Work required
Retype, with no alterations, every line between the one containing "Emit a LaTeX" and the one containing "(0,0) rectangle (913,369);", counting both of those lines too. Pictures are to be left out.

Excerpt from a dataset
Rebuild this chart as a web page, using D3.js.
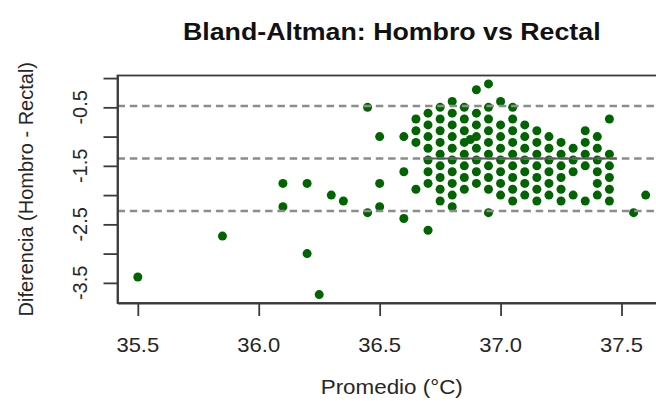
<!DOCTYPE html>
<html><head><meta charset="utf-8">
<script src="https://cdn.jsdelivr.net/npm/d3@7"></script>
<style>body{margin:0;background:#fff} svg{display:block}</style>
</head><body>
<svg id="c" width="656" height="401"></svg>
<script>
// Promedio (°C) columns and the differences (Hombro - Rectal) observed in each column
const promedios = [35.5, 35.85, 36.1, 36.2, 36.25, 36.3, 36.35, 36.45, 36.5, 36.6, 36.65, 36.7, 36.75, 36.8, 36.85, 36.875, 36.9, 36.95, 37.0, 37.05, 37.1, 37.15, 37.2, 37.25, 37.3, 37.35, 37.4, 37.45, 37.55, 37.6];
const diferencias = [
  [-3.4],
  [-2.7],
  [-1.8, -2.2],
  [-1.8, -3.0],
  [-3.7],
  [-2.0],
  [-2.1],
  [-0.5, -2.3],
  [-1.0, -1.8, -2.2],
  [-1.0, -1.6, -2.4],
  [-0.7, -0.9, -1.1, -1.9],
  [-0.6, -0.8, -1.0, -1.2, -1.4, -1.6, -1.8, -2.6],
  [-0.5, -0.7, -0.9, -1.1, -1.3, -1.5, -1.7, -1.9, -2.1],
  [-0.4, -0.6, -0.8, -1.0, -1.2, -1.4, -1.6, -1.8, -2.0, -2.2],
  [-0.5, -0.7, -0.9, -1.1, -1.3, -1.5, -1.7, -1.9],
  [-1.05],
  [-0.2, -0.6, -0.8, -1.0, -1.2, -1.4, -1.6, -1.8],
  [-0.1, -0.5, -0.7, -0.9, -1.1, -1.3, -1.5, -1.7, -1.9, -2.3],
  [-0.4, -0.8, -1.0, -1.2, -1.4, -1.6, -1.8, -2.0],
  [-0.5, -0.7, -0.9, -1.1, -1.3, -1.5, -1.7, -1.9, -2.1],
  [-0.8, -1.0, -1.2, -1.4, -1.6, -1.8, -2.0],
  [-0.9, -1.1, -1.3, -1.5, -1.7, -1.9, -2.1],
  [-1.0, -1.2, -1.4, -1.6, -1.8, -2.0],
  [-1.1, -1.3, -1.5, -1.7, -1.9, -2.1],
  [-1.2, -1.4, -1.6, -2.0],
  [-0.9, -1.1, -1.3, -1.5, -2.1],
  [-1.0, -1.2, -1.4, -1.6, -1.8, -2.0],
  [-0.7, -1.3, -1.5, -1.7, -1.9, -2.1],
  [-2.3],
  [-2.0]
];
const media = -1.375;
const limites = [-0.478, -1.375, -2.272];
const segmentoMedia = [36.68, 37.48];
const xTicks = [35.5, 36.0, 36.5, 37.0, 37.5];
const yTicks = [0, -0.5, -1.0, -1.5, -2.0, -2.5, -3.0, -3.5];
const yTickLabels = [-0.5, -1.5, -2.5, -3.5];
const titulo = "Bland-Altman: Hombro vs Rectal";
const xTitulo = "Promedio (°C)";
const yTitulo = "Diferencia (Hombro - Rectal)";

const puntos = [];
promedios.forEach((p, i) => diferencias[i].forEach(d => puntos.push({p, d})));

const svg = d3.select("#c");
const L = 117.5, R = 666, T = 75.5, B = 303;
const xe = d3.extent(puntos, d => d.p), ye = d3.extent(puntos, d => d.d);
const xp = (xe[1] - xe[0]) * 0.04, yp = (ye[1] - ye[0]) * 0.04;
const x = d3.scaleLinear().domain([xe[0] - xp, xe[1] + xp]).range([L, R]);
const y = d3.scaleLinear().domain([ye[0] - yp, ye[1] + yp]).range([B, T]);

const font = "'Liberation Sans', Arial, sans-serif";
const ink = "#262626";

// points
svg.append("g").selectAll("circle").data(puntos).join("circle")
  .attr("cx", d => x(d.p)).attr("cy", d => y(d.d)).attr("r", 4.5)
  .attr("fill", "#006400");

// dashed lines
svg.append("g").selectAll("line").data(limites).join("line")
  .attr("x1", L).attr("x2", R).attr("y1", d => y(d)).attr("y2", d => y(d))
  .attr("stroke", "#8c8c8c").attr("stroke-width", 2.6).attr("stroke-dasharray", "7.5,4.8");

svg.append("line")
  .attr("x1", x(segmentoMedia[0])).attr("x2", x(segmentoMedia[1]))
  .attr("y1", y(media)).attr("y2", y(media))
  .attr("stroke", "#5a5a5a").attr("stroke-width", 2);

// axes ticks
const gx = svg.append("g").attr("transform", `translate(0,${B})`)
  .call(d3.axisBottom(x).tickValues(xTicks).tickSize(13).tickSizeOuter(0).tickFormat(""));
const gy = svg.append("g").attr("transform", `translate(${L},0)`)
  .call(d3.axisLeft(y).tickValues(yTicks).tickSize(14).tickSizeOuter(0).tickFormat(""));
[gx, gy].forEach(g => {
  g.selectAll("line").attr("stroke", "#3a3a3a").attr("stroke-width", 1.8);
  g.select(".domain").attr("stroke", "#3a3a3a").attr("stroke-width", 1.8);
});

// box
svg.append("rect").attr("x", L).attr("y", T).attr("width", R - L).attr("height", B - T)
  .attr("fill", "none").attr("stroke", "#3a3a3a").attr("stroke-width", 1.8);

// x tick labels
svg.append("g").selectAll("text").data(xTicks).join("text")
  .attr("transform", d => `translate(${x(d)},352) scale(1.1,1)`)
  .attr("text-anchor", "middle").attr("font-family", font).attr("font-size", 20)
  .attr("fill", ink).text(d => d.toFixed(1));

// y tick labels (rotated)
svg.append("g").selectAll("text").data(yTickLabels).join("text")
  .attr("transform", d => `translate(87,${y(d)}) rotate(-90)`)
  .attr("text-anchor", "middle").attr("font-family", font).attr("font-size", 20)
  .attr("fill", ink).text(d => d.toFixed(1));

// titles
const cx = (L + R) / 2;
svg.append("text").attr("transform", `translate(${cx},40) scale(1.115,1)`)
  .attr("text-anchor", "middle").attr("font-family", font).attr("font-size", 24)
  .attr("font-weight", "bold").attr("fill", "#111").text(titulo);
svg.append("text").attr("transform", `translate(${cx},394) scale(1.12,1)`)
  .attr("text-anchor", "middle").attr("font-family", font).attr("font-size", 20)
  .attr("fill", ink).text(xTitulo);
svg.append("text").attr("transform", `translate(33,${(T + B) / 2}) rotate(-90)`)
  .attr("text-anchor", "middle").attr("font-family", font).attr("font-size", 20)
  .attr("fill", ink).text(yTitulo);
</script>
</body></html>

---

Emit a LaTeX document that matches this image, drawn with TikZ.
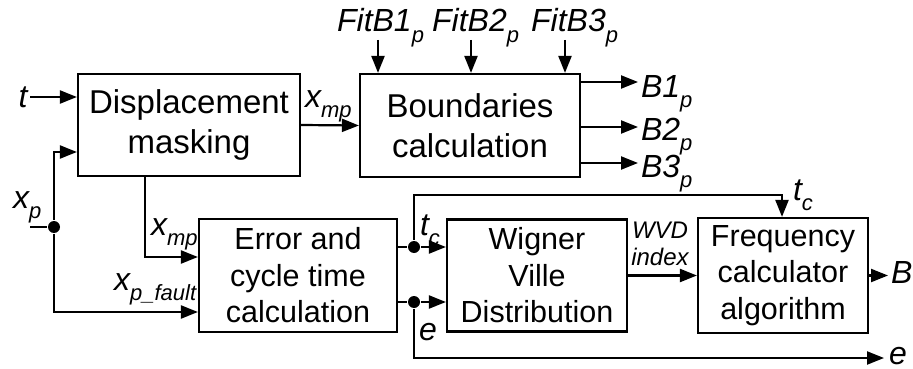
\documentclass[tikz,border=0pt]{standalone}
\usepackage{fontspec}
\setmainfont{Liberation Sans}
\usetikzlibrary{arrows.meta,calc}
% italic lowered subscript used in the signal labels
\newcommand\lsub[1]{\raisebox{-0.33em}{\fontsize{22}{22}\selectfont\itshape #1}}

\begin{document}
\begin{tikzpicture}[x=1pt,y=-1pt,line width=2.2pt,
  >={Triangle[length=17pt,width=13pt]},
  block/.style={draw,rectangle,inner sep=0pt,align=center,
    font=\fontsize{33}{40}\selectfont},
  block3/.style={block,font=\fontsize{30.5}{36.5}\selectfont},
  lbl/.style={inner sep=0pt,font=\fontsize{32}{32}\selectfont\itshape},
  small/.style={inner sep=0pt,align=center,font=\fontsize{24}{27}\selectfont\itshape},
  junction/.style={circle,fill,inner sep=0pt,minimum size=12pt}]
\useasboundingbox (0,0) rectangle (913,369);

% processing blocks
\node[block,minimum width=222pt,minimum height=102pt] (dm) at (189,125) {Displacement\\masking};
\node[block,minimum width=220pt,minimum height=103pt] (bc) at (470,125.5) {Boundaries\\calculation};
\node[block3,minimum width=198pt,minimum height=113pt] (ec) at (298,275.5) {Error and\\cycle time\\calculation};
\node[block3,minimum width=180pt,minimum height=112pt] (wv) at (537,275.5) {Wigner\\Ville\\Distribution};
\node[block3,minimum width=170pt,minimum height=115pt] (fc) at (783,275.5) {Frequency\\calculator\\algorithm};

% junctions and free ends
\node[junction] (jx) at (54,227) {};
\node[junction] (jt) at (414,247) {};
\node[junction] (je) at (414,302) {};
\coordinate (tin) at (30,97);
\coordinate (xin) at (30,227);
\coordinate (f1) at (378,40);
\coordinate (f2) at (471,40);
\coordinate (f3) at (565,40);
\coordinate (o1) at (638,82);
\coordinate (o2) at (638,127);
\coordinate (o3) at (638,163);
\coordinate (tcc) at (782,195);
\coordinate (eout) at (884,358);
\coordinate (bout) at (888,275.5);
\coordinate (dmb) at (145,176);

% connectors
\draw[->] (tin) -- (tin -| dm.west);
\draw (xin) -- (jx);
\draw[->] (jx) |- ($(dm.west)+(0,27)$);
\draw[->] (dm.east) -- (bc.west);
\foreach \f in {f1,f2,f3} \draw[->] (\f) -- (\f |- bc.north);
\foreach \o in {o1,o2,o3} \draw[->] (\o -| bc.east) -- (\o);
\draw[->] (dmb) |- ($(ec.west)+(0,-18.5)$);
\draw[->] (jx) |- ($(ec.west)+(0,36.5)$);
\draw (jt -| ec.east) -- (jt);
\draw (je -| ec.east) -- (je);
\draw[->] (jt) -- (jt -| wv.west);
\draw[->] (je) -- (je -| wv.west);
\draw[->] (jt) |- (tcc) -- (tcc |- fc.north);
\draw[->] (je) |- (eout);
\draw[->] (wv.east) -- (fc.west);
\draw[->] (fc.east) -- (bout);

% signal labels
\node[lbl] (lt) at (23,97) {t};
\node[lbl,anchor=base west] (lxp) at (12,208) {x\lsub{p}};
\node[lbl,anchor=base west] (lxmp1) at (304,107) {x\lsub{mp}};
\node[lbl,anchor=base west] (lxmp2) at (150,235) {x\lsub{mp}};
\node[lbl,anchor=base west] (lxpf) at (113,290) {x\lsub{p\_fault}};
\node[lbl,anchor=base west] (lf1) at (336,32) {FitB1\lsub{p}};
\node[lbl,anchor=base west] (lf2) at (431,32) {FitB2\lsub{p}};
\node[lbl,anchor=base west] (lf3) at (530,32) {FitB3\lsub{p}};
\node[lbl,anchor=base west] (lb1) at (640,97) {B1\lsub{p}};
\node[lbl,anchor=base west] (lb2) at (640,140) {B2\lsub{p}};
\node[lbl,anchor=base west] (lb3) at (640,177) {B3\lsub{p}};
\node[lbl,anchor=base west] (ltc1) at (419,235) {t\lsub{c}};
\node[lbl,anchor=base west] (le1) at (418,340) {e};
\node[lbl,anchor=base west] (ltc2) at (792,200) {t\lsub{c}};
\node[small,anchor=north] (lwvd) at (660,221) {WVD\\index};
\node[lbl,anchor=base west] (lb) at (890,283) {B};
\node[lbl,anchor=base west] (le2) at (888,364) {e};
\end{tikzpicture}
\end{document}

Task result
Emit a LaTeX document that matches this image, drawn with TikZ.
\documentclass[tikz,border=0pt]{standalone}
\usepackage{fontspec}
\setmainfont{Liberation Sans}
\usetikzlibrary{arrows.meta,calc}
% italic lowered subscript used in the signal labels
\newcommand\lsub[1]{\raisebox{-0.33em}{\fontsize{22}{22}\selectfont\itshape #1}}

\begin{document}
\begin{tikzpicture}[x=1pt,y=-1pt,line width=2.2pt,
  >={Triangle[length=17pt,width=13pt]},
  block/.style={draw,rectangle,inner sep=0pt,align=center,
    font=\fontsize{33}{40}\selectfont},
  block3/.style={block,font=\fontsize{30.5}{36.5}\selectfont},
  lbl/.style={inner sep=0pt,font=\fontsize{32}{32}\selectfont\itshape},
  small/.style={inner sep=0pt,align=center,font=\fontsize{24}{27}\selectfont\itshape},
  junction/.style={circle,fill,inner sep=0pt,minimum size=12pt}]
\useasboundingbox (0,0) rectangle (913,369);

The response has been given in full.